Use the $\epsilon$-$N$ definition of a limit to give a formal proof of: $$\lim_{n\to \infty}(\sqrt{1+n}-\sqrt{n})\sqrt{n+\frac12}=\frac12.$$

I am not sure how to proceed with the $\epsilon$-$N$ definition.

Answer 1

Let $\displaystyle a_n=\frac{\sqrt{n+1/2}}{\sqrt{n+1}+\sqrt{n}}$ be the general term of your sequence.
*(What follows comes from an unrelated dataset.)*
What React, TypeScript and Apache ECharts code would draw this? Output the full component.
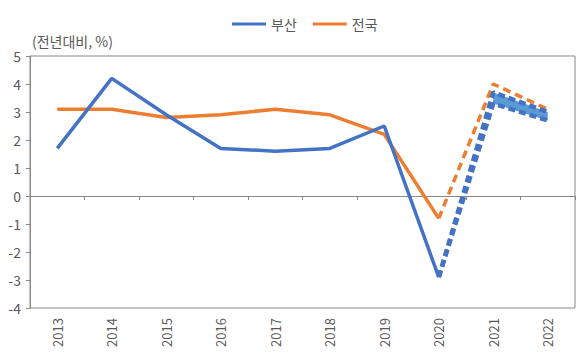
import React, { useEffect, useRef } from "react";
import * as echarts from "echarts";

const years = ["2013", "2014", "2015", "2016", "2017", "2018", "2019", "2020", "2021", "2022"];
const busanActual = [1.7, 4.2, 2.9, 1.7, 1.6, 1.7, 2.5, -2.9, null, null];
const busanForecastHigh = [null, null, null, null, null, null, null, -2.9, 3.7, 3.0];
const busanForecastLow = [null, null, null, null, null, null, null, -2.9, 3.3, 2.7];
const nationActual = [3.1, 3.1, 2.8, 2.9, 3.1, 2.9, 2.2, -0.8, null, null];
const nationForecast = [null, null, null, null, null, null, null, -0.8, 4.0, 3.1];
const yTicks = { min: -4, max: 5, interval: 1 };

const BLUE = "#4472C4";
const ORANGE = "#ED7D31";
const BAND = "#5B9BD5";
const GRAY = "#898989";
const TEXT = "#595959";
const FONT = "'Noto Sans CJK KR', 'Noto Sans', sans-serif";

export default function App() {
  const ref = useRef<HTMLDivElement>(null);
  useEffect(() => {
    if (!ref.current) return;
    const chart = echarts.init(ref.current, null, { renderer: "svg" });
    const bandBase = busanForecastLow.map((v, i) => (i >= 8 ? v : null));
    const bandDiff = busanForecastLow.map((v, i) =>
      i >= 8 && v != null && busanForecastHigh[i] != null ? +((busanForecastHigh[i] as number) - v).toFixed(2) : null
    );
    chart.setOption({
      animation: false,
      textStyle: { fontFamily: FONT },
      legend: {
        data: ["부산", "전국"],
        top: 12,
        left: 227,
        icon: "rect",
        itemWidth: 34,
        itemHeight: 3,
        itemGap: 16,
        textStyle: { color: TEXT, fontSize: 14, fontFamily: FONT },
      },
      graphic: [
        {
          type: "text",
          left: 32,
          top: 34,
          style: { text: "(전년대비, %)", fill: TEXT, fontSize: 14, fontFamily: FONT },
        },
      ],
      grid: {
        left: 30,
        right: 5,
        top: 56,
        bottom: 52,
        show: true,
        borderColor: GRAY,
        borderWidth: 1,
        containLabel: false,
      },
      xAxis: [
        {
          type: "category",
          data: years,
          boundaryGap: true,
          position: "bottom",
          axisLine: { show: true, onZero: true, lineStyle: { color: GRAY, width: 1 } },
          axisTick: { show: true, inside: false, length: 4, interval: 0, lineStyle: { color: GRAY } },
          axisLabel: { show: false },
          splitLine: { show: false },
        },
        {
          type: "category",
          data: years,
          boundaryGap: true,
          position: "bottom",
          axisLine: { show: false, onZero: false },
          axisTick: { show: false },
          axisLabel: {
            show: true,
            rotate: 90,
            interval: 0,
            margin: 10,
            color: TEXT,
            fontSize: 13,
            fontFamily: FONT,
          },
          splitLine: { show: false },
        },
      ],
      yAxis: {
        type: "value",
        min: yTicks.min,
        max: yTicks.max,
        interval: yTicks.interval,
        axisLine: { show: true, lineStyle: { color: GRAY } },
        axisTick: { show: true, inside: false, length: 4, lineStyle: { color: GRAY } },
        axisLabel: { color: TEXT, fontSize: 14, margin: 9, fontFamily: FONT },
        splitLine: { show: false },
      },
      series: [
        {
          name: "bandBase",
          type: "line",
          stack: "band",
          data: bandBase,
          symbol: "none",
          lineStyle: { opacity: 0 },
          z: 1,
          silent: true,
        },
        {
          name: "bandDiff",
          type: "line",
          stack: "band",
          data: bandDiff,
          symbol: "none",
          lineStyle: { opacity: 0 },
          areaStyle: { color: BAND, opacity: 1 },
          z: 1,
          silent: true,
        },
        {
          name: "전국",
          type: "line",
          data: nationActual,
          symbol: "none",
          lineStyle: { color: ORANGE, width: 3.5 },
          itemStyle: { color: ORANGE },
          z: 3,
        },
        {
          name: "전국전망",
          type: "line",
          data: nationForecast,
          symbol: "none",
          lineStyle: { color: ORANGE, width: 3.5, type: [8, 5] },
          z: 3,
        },
        {
          name: "부산",
          type: "line",
          data: busanActual,
          symbol: "none",
          lineStyle: { color: BLUE, width: 3.5 },
          itemStyle: { color: BLUE },
          z: 4,
        },
        {
          name: "부산전망상단",
          type: "line",
          data: busanForecastHigh,
          symbol: "none",
          lineStyle: { color: BLUE, width: 4.5, type: [7, 4] },
          z: 4,
        },
        {
          name: "부산전망하단",
          type: "line",
          data: busanForecastLow,
          symbol: "none",
          lineStyle: { color: BLUE, width: 4.5, type: [7, 4] },
          z: 4,
        },
      ],
    });
    return () => chart.dispose();
  }, []);
  return (
    <div
      ref={ref}
      style={{ width: 580, height: 360, position: "absolute", left: 0, top: 0 }}
    />
  );
}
Then:

$$|a_n-1/2|=\frac{|\sqrt{n+1/2}-\sqrt{n+1}+\sqrt{n+1/2}-\sqrt{n}|}{2(\sqrt{n+1}+\sqrt{n})}\leq $$ $$\leq \frac{\sqrt{n+1}-\sqrt{n+1/2}}{2(\sqrt{n+1}+\sqrt{n})}+\frac{\sqrt{n+1/2}-\sqrt{n}}{2(\sqrt{n+1}+\sqrt{n})} =$$ $$=\frac{1}{4(\sqrt{n+1}+\sqrt{n})(\sqrt{n+1}+\sqrt{n+1/2})}+\frac{1}{4(\sqrt{n+1}+\sqrt{n})(\sqrt{n+1/2}+\sqrt{n})} $$ $$\leq \frac{1}{4(\sqrt{n}+\sqrt{n})(\sqrt{n}+\sqrt{n})}+\frac{1}{4(\sqrt{n}+\sqrt{n})(\sqrt{n}+\sqrt{n})}=\frac{1}{8\sqrt{n}}.$$

Let $\epsilon>0$. By the Archimedian property there is $n_0\in \mathbb{N}$ such that $\displaystyle \frac{1}{8\sqrt{n_0}}<\epsilon$, therefore for all $n\geq n_0$: $$|a_n-1/2|\leq \frac{1}{8\sqrt{n}}\leq \frac{1}{8\sqrt{n_0}}<\epsilon.$$

Answer 2

$$\left|\left(\sqrt{1+n}-\sqrt n\right)\sqrt{n+\frac12}-\frac12\right|=\left|\frac{\sqrt{n+\frac12}}{\sqrt{n+1}+\sqrt n}-\frac12\right|=\left|\frac{2\sqrt{n+\frac12}-\sqrt{n+1}-\sqrt n}{2\left(\sqrt{n+1}+\sqrt n\right)}\right|=$$$${}$$

$$=\frac{2\sqrt{n+\frac12}-\sqrt{n+1}-\sqrt n}{2\left(\sqrt{n+1}+\sqrt n\right)}\le\frac{\sqrt{n+\frac12}-\sqrt n}{\sqrt{n+1}+\sqrt n}=\frac{\frac12}{\left(\sqrt{n+1}+\sqrt n\right)\left(\sqrt{n+\frac12}+\sqrt n\right)}\le$$$${}$$

$$\le\frac1{2n}<\epsilon\implies\;\text{enough to take}\;\;n>\frac1{2\epsilon}$$